Google Inc. continued its unorthodox initial public offering yesterday by meeting face to face with large, institutional investors while preparing to unveil a novel virtual roadshow for individual investors.

Buried in its Monday filing with the Securities and Exchange Commission are many slides with narration that Google plans to post on a new Web site, Google is creating an online presentation, rather than relying solely on a written prospectus, to reach out to the millions of people who use the search engine to navigate the Internet, according to people familiar with the strategy. It may even link to the roadshow site from its site.

The slides, in effect, represent Google's best effort, within the constraints of federal securities laws, to explain why the company considers itself an excellent potential investment. But for all the discussion about a bright future, there are also ample warnings about the risks involved in buying shares of the search engine giant.

"An investment in Google involves significant risk," the first slide says. "We're not just saying that. There are many risk factors listed in the prospectus. You should review them carefully before going any further."

Few computer users are likely to immediately log off of the Internet to slog through a thick prospectus describing the stock offering. Instead, they probably will click ahead to view the slides, which begin with legal disclaimers and a defense of the company's decision to have two classes of stock with unequal voting rights and contain a description of why the business is important in the view of its founders, Larry Page and Sergey Brin.
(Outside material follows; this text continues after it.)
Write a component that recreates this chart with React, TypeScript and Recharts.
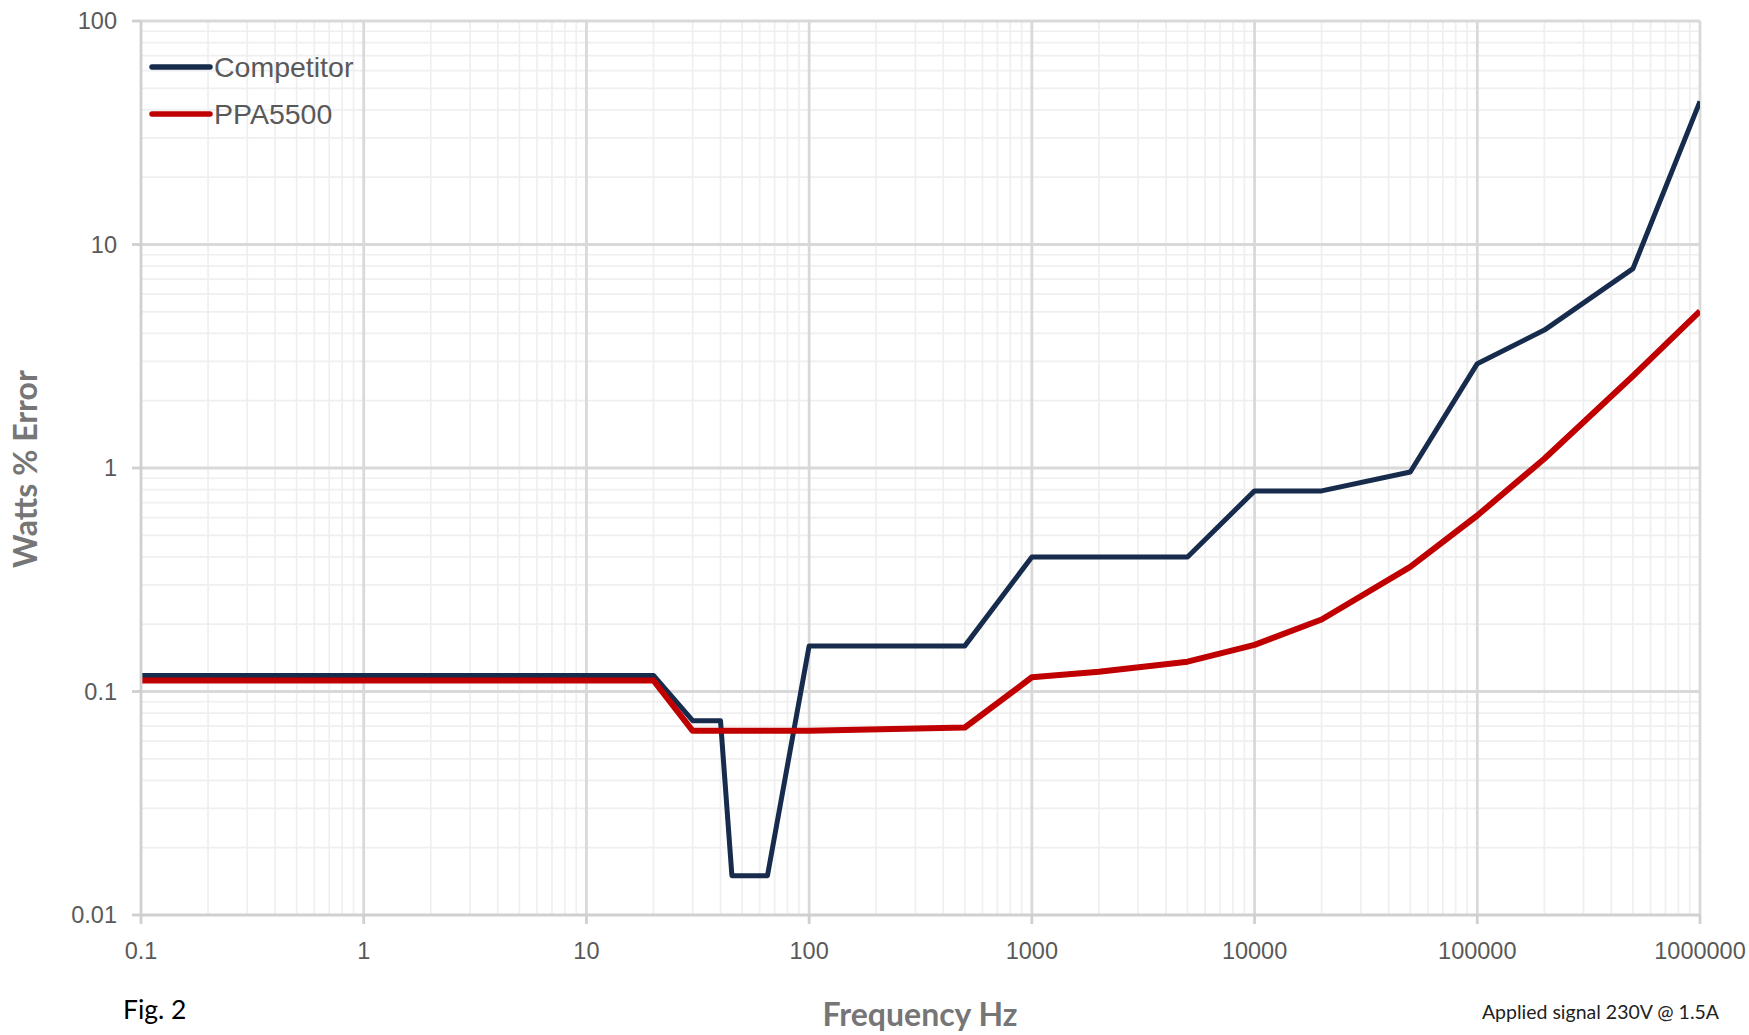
import React from "react";
import { LineChart, Line, XAxis, YAxis, ReferenceLine } from "recharts";

const competitorFreq = [0.1, 20, 30, 40, 45, 65, 100, 500, 1000, 5000, 10000, 20000, 50000, 100000, 200000, 500000, 1000000];
const competitorError = [0.118, 0.118, 0.074, 0.074, 0.015, 0.015, 0.16, 0.16, 0.4, 0.4, 0.79, 0.79, 0.96, 2.93, 4.14, 7.8, 43.7];

const ppaFreq = [0.1, 20, 30, 100, 500, 1000, 2000, 5000, 10000, 20000, 50000, 100000, 200000, 500000, 1000000];
const ppaError = [0.112, 0.112, 0.0667, 0.0667, 0.069, 0.1158, 0.1226, 0.136, 0.1616, 0.21, 0.361, 0.613, 1.1, 2.58, 5.03];

const xMajorTicks = [0.1, 1, 10, 100, 1000, 10000, 100000, 1000000];
const yMajorTicks = [0.01, 0.1, 1, 10, 100];
const minorMultipliers = [2, 3, 4, 5, 6, 7, 8, 9];

const competitorData = competitorFreq.map((f, i) => ({ f, v: competitorError[i] }));
const ppaData = ppaFreq.map((f, i) => ({ f, v: ppaError[i] }));

const xMinor: number[] = [];
xMajorTicks.slice(0, -1).forEach((d) => minorMultipliers.forEach((m) => xMinor.push(+(d * m).toPrecision(6))));
const yMinor: number[] = [];
yMajorTicks.slice(0, -1).forEach((d) => minorMultipliers.forEach((m) => yMinor.push(+(d * m).toPrecision(6))));

const NAVY = "#172b4d";
const RED = "#c00000";
const TICK = "#595959";
const TITLE = "#767676";
const SANS = "'Liberation Sans', Arial, sans-serif";
const CAL = "Lato, 'Open Sans', sans-serif";

const legendItems = [
  { name: "Competitor", color: NAVY },
  { name: "PPA5500", color: RED },
];

export default function App() {
  return (
    <div style={{ position: "fixed", left: 0, top: 0, width: 1749, height: 1035, overflow: "hidden", background: "#fff" }}>
      <LineChart width={1749} height={1035} margin={{ top: 21, right: 49, left: 0, bottom: 90 }}>
        <XAxis
          dataKey="f"
          type="number"
          scale="log"
          domain={[0.1, 1000000]}
          ticks={xMajorTicks}
          allowDataOverflow
          tickFormatter={(v: number) => String(v)}
          tick={{ fill: TICK, fontSize: 23.5, fontFamily: SANS }}
          axisLine={{ stroke: "#d0d0d0", strokeWidth: 2.8 }}
          tickLine={{ stroke: "#d0d0d0", strokeWidth: 2.8 }}
          tickSize={9}
          tickMargin={18}
          height={30}
          interval={0}
        />
        <YAxis
          dataKey="v"
          type="number"
          scale="log"
          domain={[0.01, 100]}
          ticks={yMajorTicks}
          allowDataOverflow
          tickFormatter={(v: number) => String(v)}
          tick={{ fill: TICK, fontSize: 23.5, fontFamily: SANS }}
          axisLine={{ stroke: "#d0d0d0", strokeWidth: 2.8 }}
          tickLine={{ stroke: "#d0d0d0", strokeWidth: 2.8 }}
          tickSize={9}
          tickMargin={15}
          width={141}
          interval={0}
        />
        {xMinor.map((x) => (
          <ReferenceLine key={"xm" + x} x={x} stroke="#efefef" strokeWidth={1.7} ifOverflow="hidden" />
        ))}
        {yMinor.map((y) => (
          <ReferenceLine key={"ym" + y} y={y} stroke="#efefef" strokeWidth={1.7} ifOverflow="hidden" />
        ))}
        {xMajorTicks.slice(1).map((x) => (
          <ReferenceLine key={"xM" + x} x={x} stroke="#d9d9d9" strokeWidth={2.8} />
        ))}
        {yMajorTicks.slice(1).map((y) => (
          <ReferenceLine key={"yM" + y} y={y} stroke="#d9d9d9" strokeWidth={2.8} />
        ))}
        <Line
          data={competitorData}
          dataKey="v"
          name="Competitor"
          type="linear"
          stroke={NAVY}
          strokeWidth={5}
          dot={false}
          strokeLinejoin="round"
          isAnimationActive={false}
        />
        <Line
          data={ppaData}
          dataKey="v"
          name="PPA5500"
          type="linear"
          stroke={RED}
          strokeWidth={6}
          dot={false}
          strokeLinejoin="round"
          isAnimationActive={false}
        />
      </LineChart>
      <svg
        width={1749}
        height={1035}
        style={{ position: "absolute", left: 0, top: 0, pointerEvents: "none", overflow: "visible" }}
      >
        {legendItems.map((it, i) => (
          <g key={it.name}>
            <line
              x1={152}
              y1={67 + i * 47}
              x2={210}
              y2={67 + i * 47}
              stroke={it.color}
              strokeWidth={5.5}
              strokeLinecap="round"
            />
            <text x={214} y={77 + i * 47} fontFamily={SANS} fontSize={28.5} fill={TICK}>
              {it.name}
            </text>
          </g>
        ))}
        <text
          transform="translate(37 469) rotate(-90)"
          textAnchor="middle"
          fontFamily={CAL}
          fontWeight={700}
          fontSize={32}
          fill={TITLE}
        >
          Watts % Error
        </text>
        <text x={920} y={1026} textAnchor="middle" fontFamily={CAL} fontWeight={700} fontSize={32} fill={TITLE}>
          Frequency Hz
        </text>
        <text x={123} y={1019} fontFamily={CAL} fontSize={26.5} fill="#000">
          Fig. 2
        </text>
        <text x={1719} y={1019} textAnchor="end" fontFamily={CAL} fontSize={19.5} fill="#222">
          Applied signal 230V @ 1.5A
        </text>
      </svg>
    </div>
  );
}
"We can make a lot of progress on using technology and things that will really matter to people," Page writes. "You'll have an easier time finding the information you're interested in. There might be important medical or financial decisions or other things that you do."
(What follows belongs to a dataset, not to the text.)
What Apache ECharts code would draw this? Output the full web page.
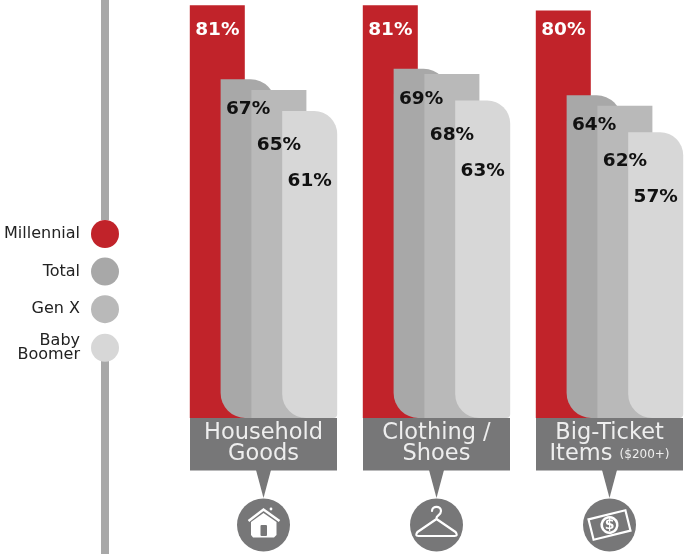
<!DOCTYPE html>
<html><head><meta charset="utf-8">
<style>html,body{margin:0;padding:0;background:#fff}#c{width:686px;height:554px}</style>
<script src="https://cdn.jsdelivr.net/npm/echarts@6/dist/echarts.min.js"></script>
</head><body><div id="c"></div>
<script>
const categories = ['Household\nGoods', 'Clothing /\nShoes', 'Big-Ticket\nItems ($200+)'];
const icons = ['house', 'hanger', 'money'];
const millennial = [81, 81, 80];
const total = [67, 69, 64];
const genX = [65, 68, 62];
const babyBoomer = [61, 63, 57];
const seriesNames = ['Millennial', 'Total', 'Gen X', 'Baby\nBoomer'];
const colors = ['#c1232a', '#a8a8a8', '#b9b9b9', '#d7d7d7'];
const radii = [0, [0, 25, 0, 25], 0, [0, 23, 4, 24]];

const AX_MIN = 3, AX_MAX = 82, GRID_H = 418;
const FONT = '"DejaVu Sans", sans-serif';
const GREY = '#777778';
const px = v => GRID_H * (AX_MAX - v) / (AX_MAX - AX_MIN);

function labelDy(seriesIdx, i, v) {
  const target = seriesIdx === 0 ? 30 : px(total[i]) + 30 + 36 * (seriesIdx - 1);
  return target - px(v);
}
function barSeries(idx, values) {
  return {
    type: 'bar', name: seriesNames[idx], barWidth: 55, barGap: '-44%',
    itemStyle: { color: colors[idx], borderRadius: radii[idx] },
    z: 2,
    data: values.map((v, i) => ({
      value: v,
      label: {
        show: true, formatter: '{c}%', position: [27.5, labelDy(idx, i, v)],
        align: 'center', verticalAlign: 'middle',
        color: idx === 0 ? '#fff' : '#111',
        fontFamily: FONT, fontWeight: 'bold', fontSize: 18.5
      }
    }))
  };
}
function iconEls(kind, cx, cy) {
  const W = '#fff';
  if (kind === 'house') return [
    { type: 'polygon', shape: { points: [[cx-12.5,cy-3],[cx,cy-12],[cx+13,cy-3],[cx+13,cy+10],[cx+10.5,cy+12.5],[cx-10.5,cy+12.5],[cx-12.5,cy+10]] }, style: { fill: W } },
    { type: 'polyline', shape: { points: [[cx-15,cy-4],[cx,cy-15.5],[cx+16,cy-4]] }, style: { stroke: W, lineWidth: 2.4, fill: null } },
    { type: 'circle', shape: { cx: cx+7.5, cy: cy-16, r: 1.4 }, style: { fill: W } },
    { type: 'rect', shape: { x: cx-3, y: cy, width: 6.5, height: 11, r: 1 }, style: { fill: GREY } }
  ];
  if (kind === 'hanger') return [
    { type: 'path', shape: { pathData: `M${cx},${cy-6} L${cx},${cy-7} C${cx},${cy-9.5} ${cx+4.5},${cy-10} ${cx+4.5},${cy-14} C${cx+4.5},${cy-19.5} ${cx-4.5},${cy-19.5} ${cx-4.5},${cy-14}
      M${cx},${cy-6} L${cx+19},${cy+7} Q${cx+22},${cy+11} ${cx+18},${cy+11} L${cx-18},${cy+11} Q${cx-22},${cy+11} ${cx-19},${cy+7} Z` },
      style: { stroke: W, lineWidth: 2.2, fill: null, lineCap: 'round', lineJoin: 'round' } }
  ];
  return [{
    type: 'group', x: cx, y: cy, rotation: 14 * Math.PI / 180,
    children: [
      { type: 'rect', shape: { x: -19, y: -10.5, width: 38, height: 21 }, style: { stroke: W, lineWidth: 2.2, fill: null } },
      { type: 'circle', shape: { cx: 0, cy: 0, r: 7.8 }, style: { fill: GREY, stroke: W, lineWidth: 2.5 } },
      { type: 'text', rotation: -14 * Math.PI / 180, style: { x: 0, y: 0, text: '$', fill: W, align: 'center', verticalAlign: 'middle', font: 'bold 14px ' + FONT } }
    ]
  }];
}
function renderBadge(params, api) {
  const i = api.value(0);
  const p = api.coord([i, AX_MIN]);
  const cx = p[0], y0 = p[1];
  const name = categories[i];
  const m = name.match(/^([\s\S]*?)\s(\(.*\))$/);
  const text = (m ? m[1] + ' {s|' + m[2] + '}' : name);
  return {
    type: 'group',
    children: [
      { type: 'rect', shape: { x: cx - 73.5, y: y0, width: 147, height: 52.5 }, style: { fill: GREY } },
      { type: 'polygon', shape: { points: [[cx-7.5,y0+52],[cx+7.5,y0+52],[cx,y0+80]] }, style: { fill: GREY } },
      { type: 'circle', shape: { cx: cx, cy: y0+107, r: 26.5 }, style: { fill: GREY } },
      { type: 'text', style: {
          x: cx, y: y0+26, text: text, fill: '#eeeeee', align: 'center', verticalAlign: 'middle',
          font: '22.5px ' + FONT, lineHeight: 21,
          rich: { s: { fontSize: 12, fontFamily: FONT, fill: '#eeeeee', lineHeight: 21 } }
      } }
    ].concat(iconEls(icons[i], cx, y0 + 107))
  };
}
const chart = echarts.init(document.getElementById('c'));
chart.setOption({
  animation: false,
  backgroundColor: '#fff',
  grid: { left: 177, top: 0, width: 519, height: GRID_H, outerBoundsMode: 'none' },
  xAxis: { type: 'category', data: categories, show: false },
  yAxis: { type: 'value', min: AX_MIN, max: AX_MAX, show: false },
  legend: {
    orient: 'vertical', align: 'right', right: 567, top: 220, padding: 0,
    itemWidth: 28, itemHeight: 28, itemGap: 9.6, icon: 'circle',
    selectedMode: false,
    data: seriesNames,
    textStyle: { fontFamily: FONT, fontSize: 16, color: '#222', lineHeight: 14, padding: [0, 6, 0, 0] }
  },
  graphic: [
    { type: 'rect', shape: { x: 101, y: 0, width: 8, height: 220 }, style: { fill: '#a8a8a8' }, z: 0 },
    { type: 'rect', shape: { x: 101, y: 361, width: 8, height: 193 }, style: { fill: '#a8a8a8' }, z: 0 }
  ],
  color: colors,
  series: [
    barSeries(0, millennial), barSeries(1, total), barSeries(2, genX), barSeries(3, babyBoomer),
    { type: 'custom', renderItem: renderBadge, clip: false, silent: true, z: 10,
      data: categories.map((c, i) => [i, AX_MIN]), encode: { x: 0, y: 1 } }
  ]
});
</script></body></html>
Adds Brin, "We want to make sure that the problems we focus on and the products we develop or products that we try to develop will always have a large effect on a large number of people and will ultimately leave a lasting legacy."

After explaining how Google connects computer users, advertisers and Web sites, the presentation notes that Internet advertising is growing faster than magazine or newspaper advertising, which is shrinking, or radio and television advertising, which is expanding slowly. What the slide does not say, however, is that Internet advertising, in total dollars, is the smallest category mentioned.

"The Internet is the fastest growing medium for advertisers," the slide says. This is vital, Google explains, because the company relies on Internet ads for virtually all of its sales and profit.

According to some financial analysts, Google's initial public offering appears to be fraught with peril for individual investors. The lofty proposed stock price -- in the range of $108 to $135 per share -- could make the investment seem unattractive compared with typical IPOs, which generally are priced between $10 and $20 per share. "High prices may spook retail investors," said Mark Mahaney, an analyst with American Technology Research.

At more than 150 times Google's annual per-share profit, the proposed price range also appears expensive compared with the 20 times earnings per share that large companies historically have averaged. To make matters worse, analysts said, Google's growth rate is slowing, even as the prospect of heightened competition from Microsoft Corp. is heating up.

In addition, unlike typical IPOs, which are discounted to provide an upward bounce on the first day of trading, Google is selling shares using an auction method designed to achieve the highest possible price before trading begins. "You have a winner's curse," Mahaney said, referring to the investors who bid high enough to snare shares before trading starts.

Google, which has a brand so strong that its name has become a verb, features a slide in its virtual roadshow called "Sustaining the Success," with graphics making different points about how and why the company will continue to thrive. Within that graphic, the "Google" brand name is displayed at least 13 times.

The company, which has received numerous accolades for effectively promoting its brand, then shifts to explaining the financial merits of the stock offering by noting that its revenue growth has been strong globally.

"Google has grown its revenue rapidly since 2001," the slide says. "Our international revenues have increased from 18 percent of revenue in 2001 to 31 percent of revenue through the first half of 2004. So that is where the money comes from."

A bar graph shows steady increases in profit through the first half of 2004, when the company posted $143 million in earnings. The company then explains the auction method it plans to use in the offering, which may occur next month. To participate in the bidding, investors will be invited to register at the virtual roadshow Web site and open an account at one of the investment firms involved in the deal.

The final, playful slide is an attempt to convey the intellectual horsepower of the company's PhD-laden workforce. It uses the first "o" in Google as part of a caricature of Albert Einstein and includes a graphic referring to his groundbreaking theory of relativity, which says, "Google=mc{+2}."

"Our fundamental goal," the slide says, "is to connect people to relevant information and conversely to connect that relevant information to the people who need it. We believe that helping businesses grow through these connections, and making this all work seamlessly, will make the world very much a better place."

To encourage broad participation by individual investors, Google is requiring brokerage houses to allow people to buy as few as five shares in the auction. Normally, investment firms do not allow investors to buy fewer than 100 shares in an IPO because it is unprofitable for them to handle the necessary paperwork on what are known as small "odd-lot" orders, which are those below 100 shares.

The search engine will post a virtual roadshow aimed to attract individual investors.